Entries with chart source code |
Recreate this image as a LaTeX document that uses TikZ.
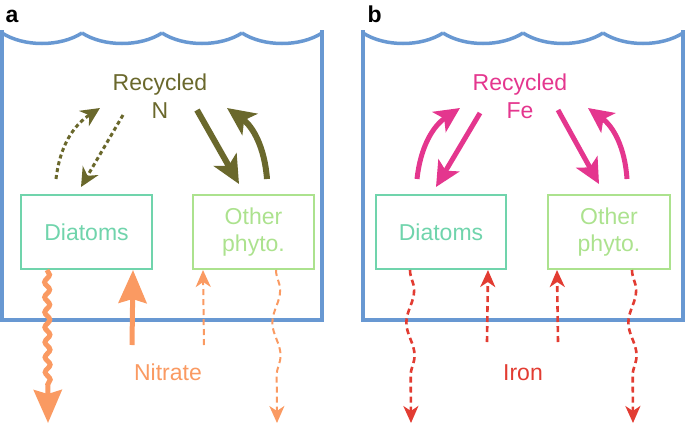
\documentclass[tikz,border=0pt]{standalone}
\usepackage{fontspec}
\setmainfont{Liberation Sans}
\usetikzlibrary{arrows.meta,decorations.pathmorphing}
\definecolor{tankcol}{RGB}{104,152,210}
\definecolor{ncol}{RGB}{106,104,44}
\definecolor{fecol}{RGB}{228,54,142}
\definecolor{nitcol}{RGB}{250,154,98}
\definecolor{ironcol}{RGB}{226,60,50}
\definecolor{diacol}{RGB}{112,212,172}
\definecolor{othcol}{RGB}{172,226,142}

\begin{document}
\begin{tikzpicture}[x=1pt,y=-1pt,
    lbl/.style={font=\fontsize{23}{27.5}\selectfont, align=center},
    box/.style={lbl, draw, line width=2pt, minimum height=74pt},
    tank/.style={tankcol, line width=3.5pt},
    dotflux/.style={line width=3pt, dash pattern=on 4pt off 3pt, -{Stealth[length=19pt,width=18pt,inset=6pt]}},
    bigflux/.style={line width=6pt, -{Stealth[length=28pt,width=26pt,inset=7pt]}},
    fedflux/.style={line width=5pt, -{Stealth[length=25pt,width=24pt,inset=6pt]}},
    thinflux/.style={line width=2.6pt, dash pattern=on 6pt off 4pt, -{Stealth[length=17pt,width=15pt,inset=5pt]}},
    fatflux/.style={line width=5pt, -{Stealth[length=33pt,width=28pt,inset=4pt]}},
    wiggle/.style={decorate, decoration={snake, amplitude=#1, segment length=15pt, post length=36pt}},
    swerve/.style={decorate, decoration={snake, amplitude=4pt, segment length=65pt, post length=40pt}}]
  \useasboundingbox (0,0) rectangle (685,424);

  % panel a: nitrate
  \node[anchor=base west, font=\fontsize{23}{27}\selectfont\bfseries] (labA) at (2,22) {a};
  \draw[tank] (2,30) -- (2,320) -- (322,320) -- (322,30);
  \foreach \x in {2,82,162,242}
    \draw[tank] (\x,33) .. controls (\x+22,47) and (\x+58,47) .. (\x+80,33);
  \node[box, diacol, minimum width=131pt] (diaA) at (86.5,232) {Diatoms};
  \node[box, othcol, minimum width=121pt] (othA) at (253.5,232) {Other\\phyto.};
  \node[lbl, ncol, anchor=base] (recN) at (160,118) {Recycled\\N};
  \draw[ncol, dotflux] ([shift={(36,-15)}]diaA.north west) to[bend left=25] ([shift={(-60,-10)}]recN.base);
  \draw[ncol, dotflux] ([shift={(-37,-3)}]recN.base) -- ([shift={(61,-7)}]diaA.north west);
  \draw[ncol, bigflux] ([shift={(37,-8)}]recN.base) -- ([shift={(47,-10)}]othA.north west);
  \draw[ncol, bigflux] ([shift={(75,-15)}]othA.north west) to[bend right=25] ([shift={(67,-10)}]recN.base);
  \node[lbl, nitcol, anchor=base] (nitA) at (168,380) {Nitrate};
  \coordinate (sinkA1) at (48,423);
  \coordinate (sinkA2) at (277,423);
  \coordinate (srcA1) at (132,345);
  \coordinate (srcA2) at (204,345);
  \draw[nitcol, fatflux, wiggle=2.5pt] ([xshift=27]diaA.south west) -- (sinkA1);
  \draw[nitcol, fatflux] (srcA1) -- ([xshift=-20]diaA.south east);
  \draw[nitcol, thinflux, line width=2pt] (srcA2) -- ([xshift=11]othA.south west);
  \draw[nitcol, thinflux, line width=2pt, swerve] ([xshift=84]othA.south west) -- (sinkA2);

  % panel b: iron
  \node[anchor=base west, font=\fontsize{23}{27}\selectfont\bfseries] (labB) at (364,22) {b};
  \draw[tank] (363,30) -- (363,320) -- (683,320) -- (683,30);
  \foreach \x in {363,443,523,603}
    \draw[tank] (\x,33) .. controls (\x+22,47) and (\x+58,47) .. (\x+80,33);
  \node[box, diacol, minimum width=130pt] (diaB) at (441,232) {Diatoms};
  \node[box, othcol, minimum width=122pt] (othB) at (609,232) {Other\\phyto.};
  \node[lbl, fecol, anchor=base] (recFe) at (520,118) {Recycled\\Fe};
  \draw[fecol, fedflux] ([shift={(42,-15)}]diaB.north west) to[bend left=25] ([shift={(-60,-10)}]recFe.base);
  \draw[fecol, fedflux] ([shift={(-40,-5)}]recFe.base) -- ([shift={(61,-7)}]diaB.north west);
  \draw[fecol, fedflux] ([shift={(38,-8)}]recFe.base) -- ([shift={(52,-10)}]othB.north west);
  \draw[fecol, fedflux] ([shift={(80,-15)}]othB.north west) to[bend right=25] ([shift={(68,-10)}]recFe.base);
  \node[lbl, ironcol, anchor=base] (ironB) at (523,380) {Iron};
  \coordinate (sinkB1) at (411,423);
  \coordinate (sinkB2) at (633,423);
  \coordinate (srcB1) at (487,342);
  \coordinate (srcB2) at (558,342);
  \draw[ironcol, thinflux, swerve] ([xshift=35]diaB.south west) -- (sinkB1);
  \draw[ironcol, thinflux] (srcB1) -- ([xshift=-19]diaB.south east);
  \draw[ironcol, thinflux] (srcB2) -- ([xshift=10]othB.south west);
  \draw[ironcol, thinflux, swerve] ([xshift=85]othB.south west) -- (sinkB2);
\end{tikzpicture}
\end{document}
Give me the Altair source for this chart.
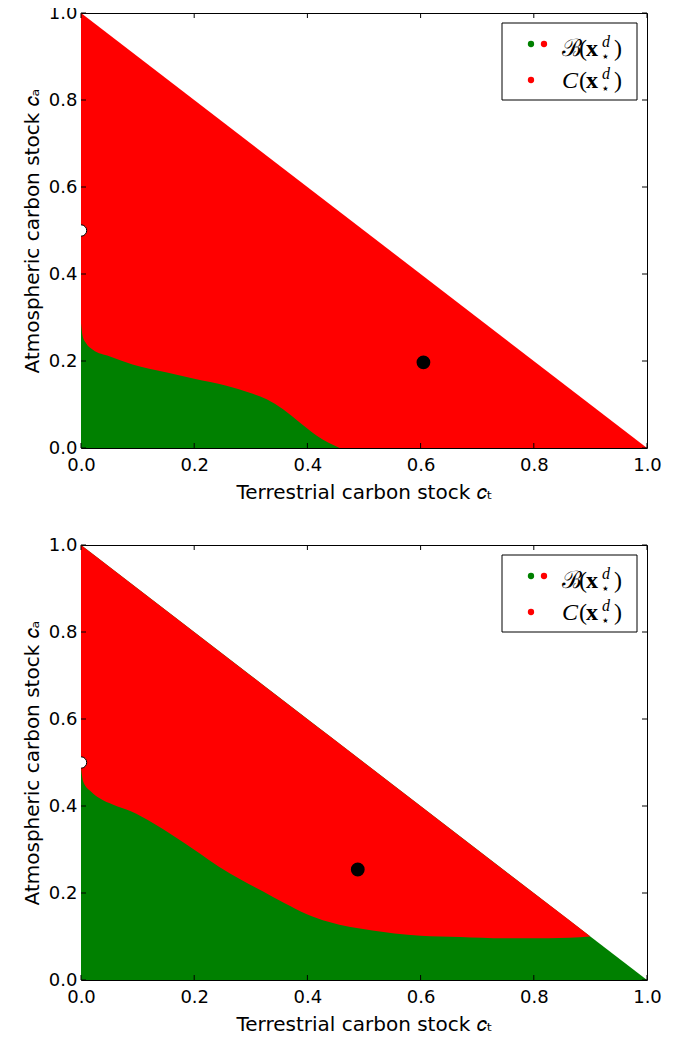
import altair as alt
import pandas as pd

# ---- data ----
TICKS = [0.0, 0.2, 0.4, 0.6, 0.8, 1.0]
TOTAL = 1.0  # simplex constraint c_t + c_a <= 1

# upper edge of the green region (top panel), ends on the c_t axis
top_ct = [0.0, 0.003, 0.009, 0.021, 0.05, 0.091, 0.15, 0.2, 0.257, 0.298, 0.328, 0.357, 0.387, 0.416, 0.457]
top_ca = [0.287, 0.257, 0.241, 0.226, 0.211, 0.192, 0.174, 0.159, 0.143, 0.127, 0.112, 0.089, 0.058, 0.029, 0.0]

# upper edge of the green region (bottom panel), ends on the diagonal
bot_ct = [0.0, 0.004, 0.018, 0.033, 0.057, 0.088, 0.127, 0.165, 0.204, 0.243, 0.282, 0.321,
          0.359, 0.398, 0.437, 0.476, 0.515, 0.554, 0.6, 0.67, 0.748, 0.826, 0.9]
bot_ca = [0.487, 0.456, 0.433, 0.418, 0.403, 0.388, 0.361, 0.330, 0.296, 0.261, 0.231, 0.204,
          0.177, 0.152, 0.134, 0.122, 0.114, 0.107, 0.102, 0.099, 0.096, 0.096, 0.1]

fixed_point = (0.0, 0.5)
top_state = (0.605, 0.197)
bot_state = (0.489, 0.254)

W, H = 566, 435
GREEN = "#008000"
RED = "#ff0000"
SANS = "DejaVu Sans"
SERIF = "Liberation Serif"


def region_frames(ct, ca):
    """Whole simplex triangle as background, the other region drawn over it."""
    triangle = pd.DataFrame([{"ct": 0.0, "lo": 0.0, "hi": TOTAL},
                             {"ct": TOTAL, "lo": 0.0, "hi": 0.0}])
    if ca[-1] == 0.0:  # boundary ends on the c_t axis: green pocket on red triangle
        over = pd.DataFrame([{"ct": x, "lo": 0.0, "hi": y} for x, y in zip(ct, ca)])
        return triangle, RED, over, GREEN
    # boundary ends on the diagonal: red band on green triangle
    over = pd.DataFrame([{"ct": x, "lo": y, "hi": TOTAL - x} for x, y in zip(ct, ca)])
    return triangle, GREEN, over, RED


def panel(ct, ca, state):
    tri_df, tri_color, over_df, over_color = region_frames(ct, ca)
    xs = alt.Scale(domain=[0, 1], nice=False, zero=False)
    ys = alt.Scale(domain=[0, 1], nice=False, zero=False)
    common = dict(values=TICKS, format=".1f", ticks=False, domain=False, grid=False,
                  labelFlush=False, labelOverlap=False, labelFont=SANS, labelFontSize=18,
                  labelColor="black", titleFont=SANS, titleFontSize=20,
                  titleFontWeight="normal", titleColor="black")
    xaxis = alt.Axis(labelPadding=8, title="Terrestrial carbon stock 𝑐ₜ", titlePadding=8, **common)
    yaxis = alt.Axis(labelPadding=4, title="Atmospheric carbon stock 𝑐ₐ", titlePadding=6, **common)

    tri = alt.Chart(tri_df).mark_area(color=tri_color, interpolate="linear").encode(
        x=alt.X("ct:Q", scale=xs, axis=xaxis),
        y=alt.Y("hi:Q", scale=ys, axis=yaxis),
        y2="lo:Q",
    )
    over = alt.Chart(over_df).mark_area(color=over_color, interpolate="monotone").encode(
        x=alt.X("ct:Q", scale=xs),
        y=alt.Y("hi:Q", scale=ys),
        y2="lo:Q",
    )

    tdf = pd.DataFrame({"v": TICKS})
    tick_style = dict(color="black", strokeWidth=1)
    t_bottom = alt.Chart(tdf).mark_rule(**tick_style).encode(
        x=alt.X("v:Q", scale=xs), y=alt.value(H), y2=alt.value(H - 5))
    t_top = alt.Chart(tdf).mark_rule(**tick_style).encode(
        x=alt.X("v:Q", scale=xs), y=alt.value(0), y2=alt.value(5))
    t_left = alt.Chart(tdf).mark_rule(**tick_style).encode(
        y=alt.Y("v:Q", scale=ys), x=alt.value(0), x2=alt.value(5))
    t_right = alt.Chart(tdf).mark_rule(**tick_style).encode(
        y=alt.Y("v:Q", scale=ys), x=alt.value(W - 5), x2=alt.value(W))

    fp = pd.DataFrame({"ct": [fixed_point[0]], "ca": [fixed_point[1]]})
    st = pd.DataFrame({"ct": [state[0]], "ca": [state[1]]})
    p_fixed = alt.Chart(fp).mark_point(shape="circle", filled=True, fill="white", stroke="black",
                                       strokeWidth=1, size=130, opacity=1, clip=True).encode(
        x=alt.X("ct:Q", scale=xs), y=alt.Y("ca:Q", scale=ys))
    p_state = alt.Chart(st).mark_point(shape="circle", filled=True, fill="black", stroke="black",
                                       size=140, opacity=1).encode(
        x=alt.X("ct:Q", scale=xs), y=alt.Y("ca:Q", scale=ys))

    # ---- legend box ----
    one = pd.DataFrame({"a": [0]})
    box = alt.Chart(one).mark_rect(fill="white", stroke="black", strokeWidth=1).encode(
        x=alt.value(421), x2=alt.value(556), y=alt.value(10), y2=alt.value(87))
    dot = lambda c, x, y: alt.Chart(one).mark_circle(color=c, size=40, opacity=1).encode(
        x=alt.value(x), y=alt.value(y))
    def txt(s, x, y, size=24, font=SERIF, style="normal", weight="normal"):
        return alt.Chart(one).mark_text(text=s, font=font, fontSize=size, fontStyle=style,
                                        fontWeight=weight, align="left", baseline="alphabetic",
                                        color="black").encode(x=alt.value(x), y=alt.value(y))
    legend = [box, dot(GREEN, 450, 31), dot(RED, 463, 31), dot(RED, 450, 67)]
    for label, font, style, base in [("ℬ", "DejaVu Serif", "normal", 43), ("C", SERIF, "italic", 75)]:
        legend += [
            txt(label, 481, base, font=font, style=style),
            txt("(", 498, base),
            txt("x", 505, base, weight="bold"),
            txt("d", 521, base - 9, size=16, style="italic"),
            txt("⋆", 520, base + 5, size=14),
            txt(")", 533, base),
        ]

    return alt.layer(tri, over, t_bottom, t_top, t_left, t_right, p_fixed, p_state,
                     *legend).properties(width=W, height=H)


top = panel(top_ct, top_ca, top_state)
bot = panel(bot_ct, bot_ca, bot_state)

chart = alt.vconcat(top, bot, spacing=97, bounds="flush").properties(
    padding={"left": 13, "top": -5, "right": 5, "bottom": 5}
).configure_view(stroke="black", strokeWidth=1)

chart.save("out.html", embed_options={"renderer": "svg", "actions": False})
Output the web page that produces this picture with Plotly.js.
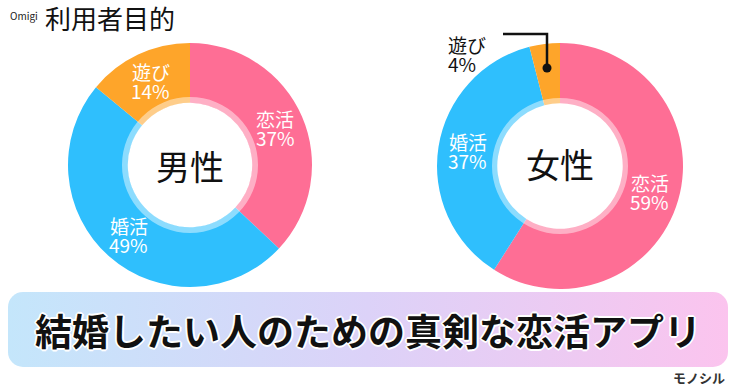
<!DOCTYPE html>
<html><head><meta charset="utf-8">
<script src="https://cdn.plot.ly/plotly-3.0.1.min.js"></script>
<style>html,body{margin:0;padding:0;background:#fff;}#chart{width:737px;height:386px;}</style>
</head><body><div id="chart"></div>
<script>
const categories = ['恋活', '婚活', '遊び'];
const maleValues = [37, 49, 14];
const femaleValues = [59, 37, 4];
const groupLabels = ['男性', '女性'];
const chartTitle = '利用者目的';
const brandLabel = 'Omigi';
const bannerText = '結婚したい人のための真剣な恋活アプリ';
const sourceLabel = 'モノシル';

const colors = ['#FE6E95', '#2FBFFD', '#FEA52A'];
const FONT = '"Noto Sans CJK JP", "Noto Sans", sans-serif';
const W = 737, H = 386;
const px = x => x / W;
const py = y => 1 - y / H;

function donut(values, g) {
  return {
    type: 'pie', values: values, labels: categories, sort: false,
    direction: 'clockwise', rotation: 0, hole: 0.51,
    marker: {colors: colors, line: {width: 0}},
    textposition: 'none',
    domain: {x: [px(g.cx - g.r), px(g.cx + g.r)], y: [py(g.cy + g.r), py(g.cy - g.r)]},
    hoverinfo: 'none', showlegend: false
  };
}
function ring(g, r, hole) {
  return {
    type: 'pie', values: [1], labels: ['ring'], sort: false, hole: hole,
    marker: {colors: ['rgba(255,255,255,0.45)'], line: {width: 0}},
    textposition: 'none', hoverinfo: 'none', showlegend: false,
    domain: {x: [px(g.cx - r), px(g.cx + r)], y: [py(g.cy + r), py(g.cy - r)]}
  };
}

const L = {cx: 190, cy: 165, r: 122};
const R = {cx: 560, cy: 166, r: 123};

function twoLine(label, pct, x, y, color, anchor) {
  const base = {xref: 'paper', yref: 'paper', xanchor: anchor, yanchor: 'middle', showarrow: false,
    font: {family: FONT, size: 19, color: color}};
  return [
    Object.assign({}, base, {text: label, x: px(x), y: py(y - 9.5)}),
    Object.assign({}, base, {text: pct, x: px(x), y: py(y + 9.5)})
  ];
}

// slice labels placed at each slice's mid-angle (clockwise from 12 o'clock)
function sliceLabels(values, g, skip) {
  const total = values.reduce((a, b) => a + b, 0);
  let cum = 0;
  let out = [];
  values.forEach((v, i) => {
    const mid = (cum + v / 2) / total * 2 * Math.PI;
    cum += v;
    if (skip.includes(i)) return;
    const rr = g.r * 0.76;
    const x = g.cx + rr * Math.sin(mid);
    const y = g.cy - rr * Math.cos(mid);
    out = out.concat(twoLine(categories[i], v + '%', x, y, '#ffffff', 'center'));
  });
  return out;
}

const data = [
  donut(maleValues, L),
  ring(L, 68, 0.91),
  donut(femaleValues, R),
  ring(R, 68, 0.91)
];

const svg = '<svg xmlns="http://www.w3.org/2000/svg" width="720" height="75" viewBox="0 0 720 75">' +
  '<defs><linearGradient id="g" x1="0" y1="0" x2="1" y2="0">' +
  '<stop offset="0" stop-color="#C4E6FB"/><stop offset="0.5" stop-color="#DCD2F8"/>' +
  '<stop offset="1" stop-color="#FBC4EE"/></linearGradient></defs>' +
  '<rect x="0" y="0" width="720" height="75" rx="15" ry="15" fill="url(#g)"/></svg>';
const svgUri = 'data:image/svg+xml;charset=utf-8,' + encodeURIComponent(svg);

const outline = '1px 1px 0 #fff, -1px -1px 0 #fff, 1px -1px 0 #fff, -1px 1px 0 #fff, 2px 0 0 #fff, -2px 0 0 #fff, 0 2px 0 #fff, 0 -2px 0 #fff';

const annotations = [
  {text: brandLabel, x: px(8), y: py(15), xref: 'paper', yref: 'paper', xanchor: 'left', yanchor: 'middle',
   showarrow: false, font: {family: FONT, size: 10, color: '#222'}},
  {text: chartTitle, x: px(43), y: py(17), xref: 'paper', yref: 'paper', xanchor: 'left', yanchor: 'middle',
   showarrow: false, font: {family: FONT, size: 26, color: '#111'}},
  {text: groupLabels[0], x: px(L.cx), y: py(L.cy), xref: 'paper', yref: 'paper', xanchor: 'center', yanchor: 'middle',
   showarrow: false, font: {family: FONT, size: 34, color: '#111'}},
  {text: groupLabels[1], x: px(R.cx), y: py(R.cy - 2), xref: 'paper', yref: 'paper', xanchor: 'center', yanchor: 'middle',
   showarrow: false, font: {family: FONT, size: 34, color: '#111'}},
  {text: bannerText, x: px(368), y: py(330), xref: 'paper', yref: 'paper', xanchor: 'center', yanchor: 'middle',
   showarrow: false, font: {family: FONT, size: 37, color: '#111', weight: 'bold', shadow: outline}},
  {text: sourceLabel, x: px(727), y: py(377), xref: 'paper', yref: 'paper', xanchor: 'right', yanchor: 'middle',
   showarrow: false, font: {family: FONT, size: 13, color: '#333', weight: 'bold'}}
].concat(
  twoLine(categories[2], femaleValues[2] + '%', 446, 54, '#111', 'left'),
  sliceLabels(maleValues, L, []),
  sliceLabels(femaleValues, R, [2])
);

const layout = {
  width: W, height: H, margin: {l: 0, r: 0, t: 0, b: 0},
  paper_bgcolor: '#ffffff', plot_bgcolor: '#ffffff',
  images: [{source: svgUri, xref: 'paper', yref: 'paper', x: px(8), y: py(292),
    sizex: 720 / W, sizey: 75 / H, sizing: 'stretch', xanchor: 'left', yanchor: 'top', layer: 'below'}],
  shapes: [
    {type: 'path', xref: 'paper', yref: 'paper',
     path: `M ${px(503)},${py(34)} L ${px(547)},${py(34)} L ${px(547)},${py(68)}`,
     line: {color: '#111', width: 2.5}},
    {type: 'circle', xref: 'paper', yref: 'paper', x0: px(542.5), x1: px(551.5), y0: py(72.5), y1: py(63.5),
     fillcolor: '#111', line: {width: 0}}
  ],
  annotations: annotations
};

Plotly.newPlot('chart', data, layout, {displayModeBar: false, staticPlot: true});
</script></body></html>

Exercise task |
Copy each line above where the string "this" occurs.

Problem solution |
Recreate this image as a LaTeX document that uses TikZ.
Give me the Altair source for this chart.
Output the web page that produces this picture with Plotly.js.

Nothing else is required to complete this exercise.